§ SHORT PROBLEM: Print word for word the first line of the listing below and every line after it, through the line with "const yMin = 82, yMax = 100, yInterval = 2;". Leave out the pictures and the rest.

§ AVAILABLE DATA:

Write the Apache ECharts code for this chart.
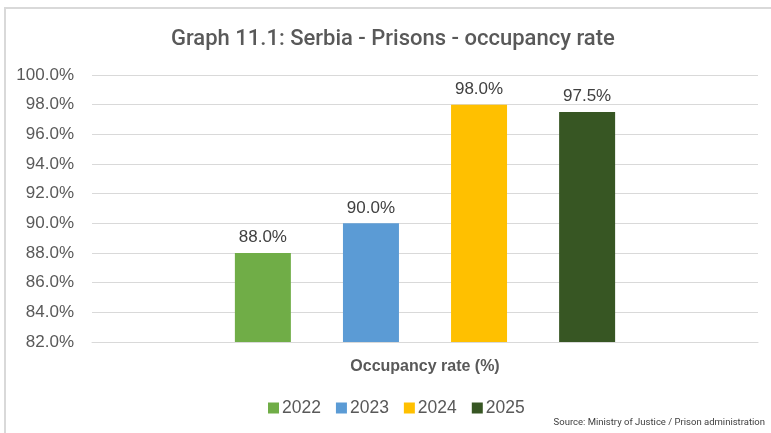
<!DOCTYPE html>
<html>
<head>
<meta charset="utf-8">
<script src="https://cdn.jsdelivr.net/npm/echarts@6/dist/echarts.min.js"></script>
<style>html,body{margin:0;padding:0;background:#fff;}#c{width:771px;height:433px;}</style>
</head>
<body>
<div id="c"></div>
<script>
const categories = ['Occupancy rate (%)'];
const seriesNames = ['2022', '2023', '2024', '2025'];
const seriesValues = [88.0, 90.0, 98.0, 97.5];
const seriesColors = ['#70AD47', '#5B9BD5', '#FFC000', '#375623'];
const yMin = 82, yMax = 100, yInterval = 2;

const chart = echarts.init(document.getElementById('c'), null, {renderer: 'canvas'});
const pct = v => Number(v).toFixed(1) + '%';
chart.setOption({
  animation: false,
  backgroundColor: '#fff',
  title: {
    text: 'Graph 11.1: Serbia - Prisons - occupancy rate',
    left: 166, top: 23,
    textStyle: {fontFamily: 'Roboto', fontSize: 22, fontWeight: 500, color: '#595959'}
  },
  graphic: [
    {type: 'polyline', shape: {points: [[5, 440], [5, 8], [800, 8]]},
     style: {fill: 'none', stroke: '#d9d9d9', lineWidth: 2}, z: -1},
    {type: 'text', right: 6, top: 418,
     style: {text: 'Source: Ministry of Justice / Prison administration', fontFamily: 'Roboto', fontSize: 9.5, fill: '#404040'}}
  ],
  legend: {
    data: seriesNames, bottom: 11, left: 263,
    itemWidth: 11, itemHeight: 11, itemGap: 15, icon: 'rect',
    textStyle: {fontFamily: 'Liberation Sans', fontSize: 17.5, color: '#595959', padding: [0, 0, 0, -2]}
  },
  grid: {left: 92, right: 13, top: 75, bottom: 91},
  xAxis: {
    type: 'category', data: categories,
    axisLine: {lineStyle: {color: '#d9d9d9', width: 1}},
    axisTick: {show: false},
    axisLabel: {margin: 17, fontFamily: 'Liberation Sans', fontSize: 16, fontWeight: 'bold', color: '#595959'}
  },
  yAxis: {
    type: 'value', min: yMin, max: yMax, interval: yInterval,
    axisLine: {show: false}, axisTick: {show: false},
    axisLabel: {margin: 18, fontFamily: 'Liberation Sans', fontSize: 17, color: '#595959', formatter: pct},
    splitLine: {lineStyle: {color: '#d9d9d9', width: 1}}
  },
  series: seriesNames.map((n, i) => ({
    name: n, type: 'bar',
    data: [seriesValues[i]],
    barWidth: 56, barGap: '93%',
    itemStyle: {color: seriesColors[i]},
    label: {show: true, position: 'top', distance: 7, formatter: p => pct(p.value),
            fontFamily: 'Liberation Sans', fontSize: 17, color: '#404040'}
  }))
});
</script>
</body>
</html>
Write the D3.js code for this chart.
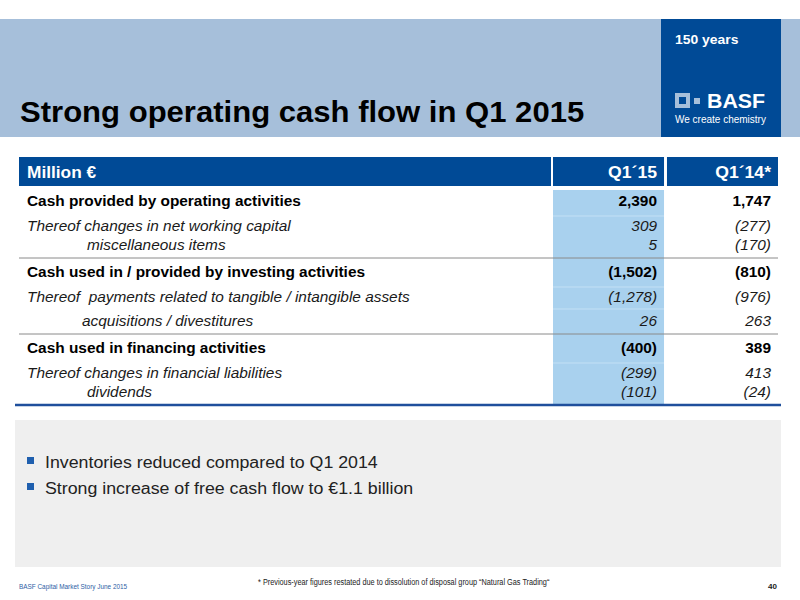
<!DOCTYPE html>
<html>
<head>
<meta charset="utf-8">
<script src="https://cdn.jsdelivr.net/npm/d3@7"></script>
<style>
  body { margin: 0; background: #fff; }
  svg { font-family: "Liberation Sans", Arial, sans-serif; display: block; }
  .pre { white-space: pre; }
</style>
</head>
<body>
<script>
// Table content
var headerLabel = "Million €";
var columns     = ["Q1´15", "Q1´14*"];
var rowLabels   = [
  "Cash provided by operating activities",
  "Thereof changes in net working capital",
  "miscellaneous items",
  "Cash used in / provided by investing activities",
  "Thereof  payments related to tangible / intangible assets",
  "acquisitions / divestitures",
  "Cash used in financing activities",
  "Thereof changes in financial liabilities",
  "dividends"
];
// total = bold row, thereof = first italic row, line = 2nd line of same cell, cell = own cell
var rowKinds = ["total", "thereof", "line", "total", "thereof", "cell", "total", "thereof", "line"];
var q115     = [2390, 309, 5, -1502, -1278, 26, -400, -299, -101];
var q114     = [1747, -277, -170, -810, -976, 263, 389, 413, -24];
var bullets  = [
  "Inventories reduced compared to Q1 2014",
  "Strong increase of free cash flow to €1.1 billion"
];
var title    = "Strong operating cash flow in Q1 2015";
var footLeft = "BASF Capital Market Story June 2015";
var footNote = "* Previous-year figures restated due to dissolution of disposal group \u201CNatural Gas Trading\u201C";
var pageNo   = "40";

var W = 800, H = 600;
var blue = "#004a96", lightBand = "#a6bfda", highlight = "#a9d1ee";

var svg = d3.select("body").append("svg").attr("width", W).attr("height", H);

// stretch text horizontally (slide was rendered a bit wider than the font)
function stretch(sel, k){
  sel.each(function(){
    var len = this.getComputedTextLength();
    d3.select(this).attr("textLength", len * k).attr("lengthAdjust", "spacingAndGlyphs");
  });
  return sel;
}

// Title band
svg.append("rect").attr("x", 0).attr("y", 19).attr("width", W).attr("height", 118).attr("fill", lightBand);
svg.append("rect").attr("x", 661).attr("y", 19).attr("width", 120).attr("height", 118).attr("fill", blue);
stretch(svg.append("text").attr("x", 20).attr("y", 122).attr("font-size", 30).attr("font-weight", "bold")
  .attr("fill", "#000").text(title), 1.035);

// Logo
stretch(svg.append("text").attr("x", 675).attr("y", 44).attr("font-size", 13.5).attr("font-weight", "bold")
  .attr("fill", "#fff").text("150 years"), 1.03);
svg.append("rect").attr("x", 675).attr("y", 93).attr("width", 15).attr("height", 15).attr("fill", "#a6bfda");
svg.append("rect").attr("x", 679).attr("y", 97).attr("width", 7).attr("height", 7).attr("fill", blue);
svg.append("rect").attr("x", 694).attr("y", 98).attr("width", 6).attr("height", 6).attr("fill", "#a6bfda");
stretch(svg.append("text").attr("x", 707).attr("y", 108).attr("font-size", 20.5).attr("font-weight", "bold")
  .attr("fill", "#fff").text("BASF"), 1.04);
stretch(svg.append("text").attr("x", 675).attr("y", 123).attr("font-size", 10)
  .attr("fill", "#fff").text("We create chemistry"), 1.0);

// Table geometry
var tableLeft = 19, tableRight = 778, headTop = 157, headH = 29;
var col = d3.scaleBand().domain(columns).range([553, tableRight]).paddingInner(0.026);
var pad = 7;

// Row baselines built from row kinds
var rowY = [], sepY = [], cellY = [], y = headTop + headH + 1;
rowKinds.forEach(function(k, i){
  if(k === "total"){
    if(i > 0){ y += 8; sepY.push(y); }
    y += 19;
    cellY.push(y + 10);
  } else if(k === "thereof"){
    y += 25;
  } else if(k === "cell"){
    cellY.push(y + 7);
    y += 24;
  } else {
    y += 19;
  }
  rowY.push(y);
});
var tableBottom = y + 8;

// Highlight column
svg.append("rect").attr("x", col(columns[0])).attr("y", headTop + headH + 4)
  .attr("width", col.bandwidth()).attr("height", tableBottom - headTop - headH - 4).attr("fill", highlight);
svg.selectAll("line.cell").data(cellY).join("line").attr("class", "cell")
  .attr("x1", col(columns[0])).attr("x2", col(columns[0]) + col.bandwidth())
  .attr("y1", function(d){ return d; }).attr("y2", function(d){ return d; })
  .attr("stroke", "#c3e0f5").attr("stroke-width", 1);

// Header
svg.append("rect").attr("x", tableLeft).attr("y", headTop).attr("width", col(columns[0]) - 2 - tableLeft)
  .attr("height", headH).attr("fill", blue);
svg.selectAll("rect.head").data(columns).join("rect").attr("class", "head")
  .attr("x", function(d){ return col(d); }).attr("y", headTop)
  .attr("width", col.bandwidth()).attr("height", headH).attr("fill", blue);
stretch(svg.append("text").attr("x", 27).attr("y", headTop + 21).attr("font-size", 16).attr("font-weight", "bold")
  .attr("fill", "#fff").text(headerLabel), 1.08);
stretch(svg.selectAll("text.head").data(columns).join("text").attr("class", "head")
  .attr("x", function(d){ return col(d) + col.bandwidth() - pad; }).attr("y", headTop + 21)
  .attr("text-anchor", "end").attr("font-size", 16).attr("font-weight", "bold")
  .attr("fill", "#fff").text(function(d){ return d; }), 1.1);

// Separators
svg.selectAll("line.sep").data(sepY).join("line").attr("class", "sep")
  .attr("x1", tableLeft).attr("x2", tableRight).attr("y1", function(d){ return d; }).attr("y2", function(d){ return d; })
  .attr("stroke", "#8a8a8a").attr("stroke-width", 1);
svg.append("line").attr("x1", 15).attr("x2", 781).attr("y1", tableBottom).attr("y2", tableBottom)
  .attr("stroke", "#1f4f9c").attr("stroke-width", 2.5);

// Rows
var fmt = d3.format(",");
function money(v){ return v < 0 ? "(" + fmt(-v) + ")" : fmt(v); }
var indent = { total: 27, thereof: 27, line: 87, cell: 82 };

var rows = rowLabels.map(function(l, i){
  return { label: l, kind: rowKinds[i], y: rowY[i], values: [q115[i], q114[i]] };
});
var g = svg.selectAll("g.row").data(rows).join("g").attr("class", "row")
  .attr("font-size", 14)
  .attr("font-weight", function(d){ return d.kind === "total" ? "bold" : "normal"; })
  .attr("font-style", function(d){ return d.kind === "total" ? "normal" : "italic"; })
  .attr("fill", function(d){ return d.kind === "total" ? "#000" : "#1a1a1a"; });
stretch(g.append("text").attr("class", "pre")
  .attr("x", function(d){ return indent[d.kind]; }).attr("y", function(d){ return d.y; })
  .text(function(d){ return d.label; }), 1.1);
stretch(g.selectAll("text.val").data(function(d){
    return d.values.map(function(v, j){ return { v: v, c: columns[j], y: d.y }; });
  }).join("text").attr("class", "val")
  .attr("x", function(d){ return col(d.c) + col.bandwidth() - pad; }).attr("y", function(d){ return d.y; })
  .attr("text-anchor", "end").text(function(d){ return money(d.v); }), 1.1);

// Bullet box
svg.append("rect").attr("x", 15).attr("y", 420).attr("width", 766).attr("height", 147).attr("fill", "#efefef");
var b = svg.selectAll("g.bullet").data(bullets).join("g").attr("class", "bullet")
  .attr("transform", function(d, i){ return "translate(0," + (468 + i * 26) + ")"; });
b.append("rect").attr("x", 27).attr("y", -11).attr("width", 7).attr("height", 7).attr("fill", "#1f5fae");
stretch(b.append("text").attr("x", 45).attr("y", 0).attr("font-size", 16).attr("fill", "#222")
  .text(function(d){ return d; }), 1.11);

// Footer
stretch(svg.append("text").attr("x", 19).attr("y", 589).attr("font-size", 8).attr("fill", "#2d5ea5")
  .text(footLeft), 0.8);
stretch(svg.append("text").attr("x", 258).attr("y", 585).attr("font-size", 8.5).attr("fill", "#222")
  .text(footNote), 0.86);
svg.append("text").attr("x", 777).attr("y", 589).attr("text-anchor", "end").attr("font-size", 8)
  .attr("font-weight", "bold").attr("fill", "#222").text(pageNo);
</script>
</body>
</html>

§ WRITTEN ANSWER:
Write the Apache ECharts code for this chart.
<!DOCTYPE html>
<html>
<head>
<meta charset="utf-8">
<script src="https://cdn.jsdelivr.net/npm/echarts@6/dist/echarts.min.js"></script>
<style>html,body{margin:0;padding:0;background:#fff;}#c{width:771px;height:433px;}</style>
</head>
<body>
<div id="c"></div>
<script>
const categories = ['Occupancy rate (%)'];
const seriesNames = ['2022', '2023', '2024', '2025'];
const seriesValues = [88.0, 90.0, 98.0, 97.5];
const seriesColors = ['#70AD47', '#5B9BD5', '#FFC000', '#375623'];
const yMin = 82, yMax = 100, yInterval = 2;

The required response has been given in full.